Hydrogen boost for UK as new facility opens

Australian green energy and metals company Fortescue has opened a new research facility which will become the base for the development of a range of new hydrogen battery technology.

The company has opened the new state-of-the-art technical innovation centre in Kidlington, Oxfordshire in the United Kingdom with the aim driving a new breed of green power.

The facility will focus on the technical development, testing and prototype production of batteries and zero emission powertrains for a wide range of applications, including motorsports, mining haul trucks, and other off-road and automotive applications. It will exclusively develop and produce batteries for the first generation of Extreme H, a new motorsports series beginning in February 2025.

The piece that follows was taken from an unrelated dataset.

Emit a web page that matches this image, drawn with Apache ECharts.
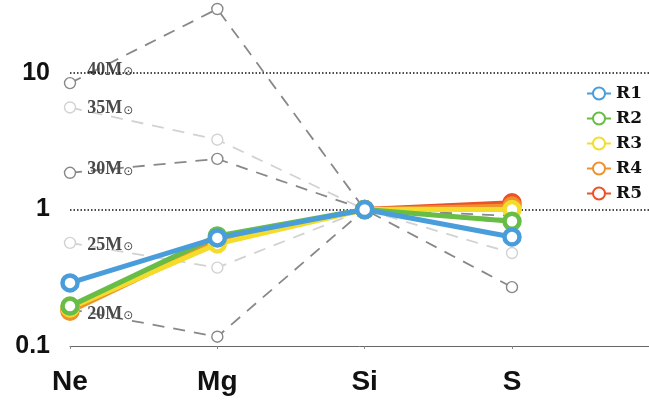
<!DOCTYPE html>
<html>
<head>
<meta charset="utf-8">
<script src="https://cdn.jsdelivr.net/npm/echarts@6/dist/echarts.min.js"></script>
<style>
  html, body { margin: 0; padding: 0; background: #fff; }
  #chart { width: 649px; height: 402px; }
</style>
</head>
<body>
<div id="chart"></div>
<script>
// elements on the x axis
var elements = ['Ne', 'Mg', 'Si', 'S'];
var yTicks = [0.1, 1, 10];
var yTickLabels = ['0.1', '1', '10'];

// observed ratios (relative to Si)
var runNames = ['R1', 'R2', 'R3', 'R4', 'R5'];
var r1 = [0.29, 0.62, 1, 0.63];
var r2 = [0.196, 0.64, 1, 0.82];
var r3 = [0.19, 0.56, 1, 1.0];
var r4 = [0.18, 0.59, 1, 1.06];
var r5 = [0.185, 0.60, 1, 1.12];

// model yields
var modelNames = ['40M', '35M', '30M', '25M', '20M'];
var m40 = [8.45, 29.5, 1, 0.27];
var m35 = [5.6, 3.25, 1, 0.48];
var m30 = [1.86, 2.35, 1, 0.80];
var m25 = [0.57, 0.375, 1, 0.85];
var m20 = [0.186, 0.117, 1, 0.9];

var runColors = ['#4a9ddb', '#67bd45', '#f4dc2c', '#f0922b', '#ec5127'];
var modelColors = ['#888888', '#d2d2d2', '#888888', '#d2d2d2', '#888888'];
var labelOffsets = [-13, 1, -3, 2, 5];

var chart = echarts.init(document.getElementById('chart'));

function modelSeries(name, vals, idx) {
  var data = vals.map(function (v, i) {
    var item = { value: [i, v] };
    if (i === 0) {
      item.label = {
        show: true,
        position: 'right',
        distance: 11,
        offset: [0, labelOffsets[idx]],
        formatter: '{a|' + name + '}{b|⊙}',
        rich: {
          a: { fontFamily: 'Liberation Serif', fontWeight: 'bold', fontSize: 18, color: '#4a4a4a' },
          b: { fontFamily: 'DejaVu Sans', fontSize: 12, color: '#4a4a4a', padding: [4, 0, 0, 1] }
        }
      };
    }
    return item;
  });
  return {
    name: name,
    type: 'line',
    data: data,
    z: 1,
    clip: false,
    symbol: 'circle',
    symbolSize: 11,
    itemStyle: { color: '#fff', borderColor: modelColors[idx], borderWidth: 1.4 },
    lineStyle: { color: modelColors[idx], width: 1.8, type: [12, 9] },
    animation: false
  };
}

function runSeries(name, vals, idx) {
  return {
    name: name,
    type: 'line',
    data: vals.map(function (v, i) { return [i, v]; }),
    z: 10 - idx,
    clip: false,
    symbol: 'circle',
    symbolSize: 15,
    itemStyle: { color: '#fff', borderColor: runColors[idx], borderWidth: 4.5 },
    lineStyle: { color: runColors[idx], width: 5 },
    animation: false
  };
}

var models = [m40, m35, m30, m25, m20];
var runs = [r1, r2, r3, r4, r5];
var series = [];
models.forEach(function (m, i) { series.push(modelSeries(modelNames[i], m, i)); });
runs.forEach(function (r, i) { series.push(runSeries(runNames[i], r, i)); });

// dotted reference lines at 1 and 10
series[0].markLine = {
  silent: true,
  symbol: ['none', 'none'],
  label: { show: false },
  lineStyle: { color: '#111', width: 1.5, type: [1.5, 2] },
  data: [{ yAxis: 10 }, { yAxis: 1 }],
  animation: false
};

var option = {
  animation: false,
  grid: { left: 70, right: 0, top: 8, bottom: 56 },
  legend: {
    data: runNames,
    orient: 'vertical',
    left: 581,
    top: 80,
    itemWidth: 24,
    itemHeight: 15,
    itemGap: 8,
    textStyle: { fontFamily: 'DejaVu Serif', fontWeight: 'bold', fontSize: 17, color: '#111' }
  },
  xAxis: {
    type: 'value',
    min: 0,
    max: 3.93,
    interval: 1,
    splitLine: { show: false },
    axisLine: { show: true, lineStyle: { color: '#666', width: 1 } },
    axisTick: { show: true, length: 3, lineStyle: { color: '#888' } },
    axisLabel: {
      showMaxLabel: false,
      margin: 22,
      fontFamily: 'Liberation Sans',
      fontWeight: 'bold',
      fontSize: 28,
      color: '#111',
      formatter: function (v) {
        return elements[Math.round(v)] !== undefined && Math.abs(v - Math.round(v)) < 1e-6 ? elements[Math.round(v)] : '';
      }
    }
  },
  yAxis: {
    type: 'log',
    logBase: 10,
    min: 0.1,
    max: 30,
    splitLine: { show: false },
    axisLine: { show: false },
    axisTick: { show: false },
    axisLabel: {
      showMaxLabel: false,
      margin: 20,
      fontFamily: 'Liberation Sans',
      fontWeight: 'bold',
      fontSize: 25,
      color: '#111',
      formatter: function (v) {
        for (var i = 0; i < yTicks.length; i++) {
          if (Math.abs(Math.log10(v) - Math.log10(yTicks[i])) < 1e-6) return yTickLabels[i];
        }
        return '';
      }
    }
  },
  series: series
};

chart.setOption(option);
</script>
</body>
</html>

Fortescue WAE is already the battery provider for the Extreme E Series, The Extreme H car will use a similar powertrain used in Extreme E. The chassis has been improved to address the safety requirements associated with the use of hydrogen. The key differentiating factor in Extreme H will be that a hydrogen fuel cell combined with a smaller battery will replace the larger battery as the principal means of on board energy storage (H2fuel/battery).

Fortescue executive chairman and founder, Andrew Forrest, (above pic) said: “This new technical innovation centre in Kidlington will not only drive the leading edge of decarbonised motorsports, but also lead the way to decarbonising heavy industry as well.”

“Fortescue bought Britain’s best racing battery maker not only to help decarbonise our own operations, but to help other businesses to adopt zero emission technologies as well, and cement UK as a green technology and manufacturing leader.”

Among the first batteries produced at the Kidlington site, will be those used to power Fortescue’s prototype 240 tonne mining haul trucks in Australia.

The company said the battery system, which is currently being tested onsite in the Pilbara, is integral to Fortescue’s $6.2 billion decarbonisation strategy to help eliminate fossil fuels from its terrestrial iron ore operations, which includes replacing its existing diesel-fuelled fleet with battery electric and green hydrogen powered haul trucks.

Fortescue WAE CEO, Judith Judson, (pic) added: “Today marks the latest milestone in the evolution of Fortescue WAE into a global zero emission technology solutions and manufacturing company.”

“Fortescue and other companies need the battery and green technology solutions that will be manufactured here at Kidlington, to decarbonise their operations. The world can’t afford for businesses to wait, so we are showing them that moving to zero emission solutions and away from fossil fuels is not only possible but can be profitable as well.”

“The knowledge we have learned from racing is applied to everything we do, including our mining haul truck battery systems and other electric powertrains. It is what sets Fortescue apart.”

The opening came as Fortescue announced it has been selected to begin award negotiations as part of the U.S. Department of Energy Office of Clean Energy Demonstrations (OCED) development of the Pacific Northwest Hydrogen Hub, which in total is estimated to receive up to $1 billion in Bipartisan Infrastructure Law funding.

The selection also enables Fortescue to work in partnership to establish the Pacific Northwest Hydrogen Hub, which includes Fortescue’s proposed green hydrogen production facility in Centralia, in Washington.

Fortescue’s project in Centralia, is planned to be sited on a remediated coal mine adjacent to Washington’s last coal-fired power plant, scheduled to retire permanently in 2025.

“The proposed facility will produce green hydrogen at scale for use locally in the Pacific Northwest in heavy-duty transportation, grid reliability, maritime, industrial processes, and other hard-to-abate sectors,” the company added.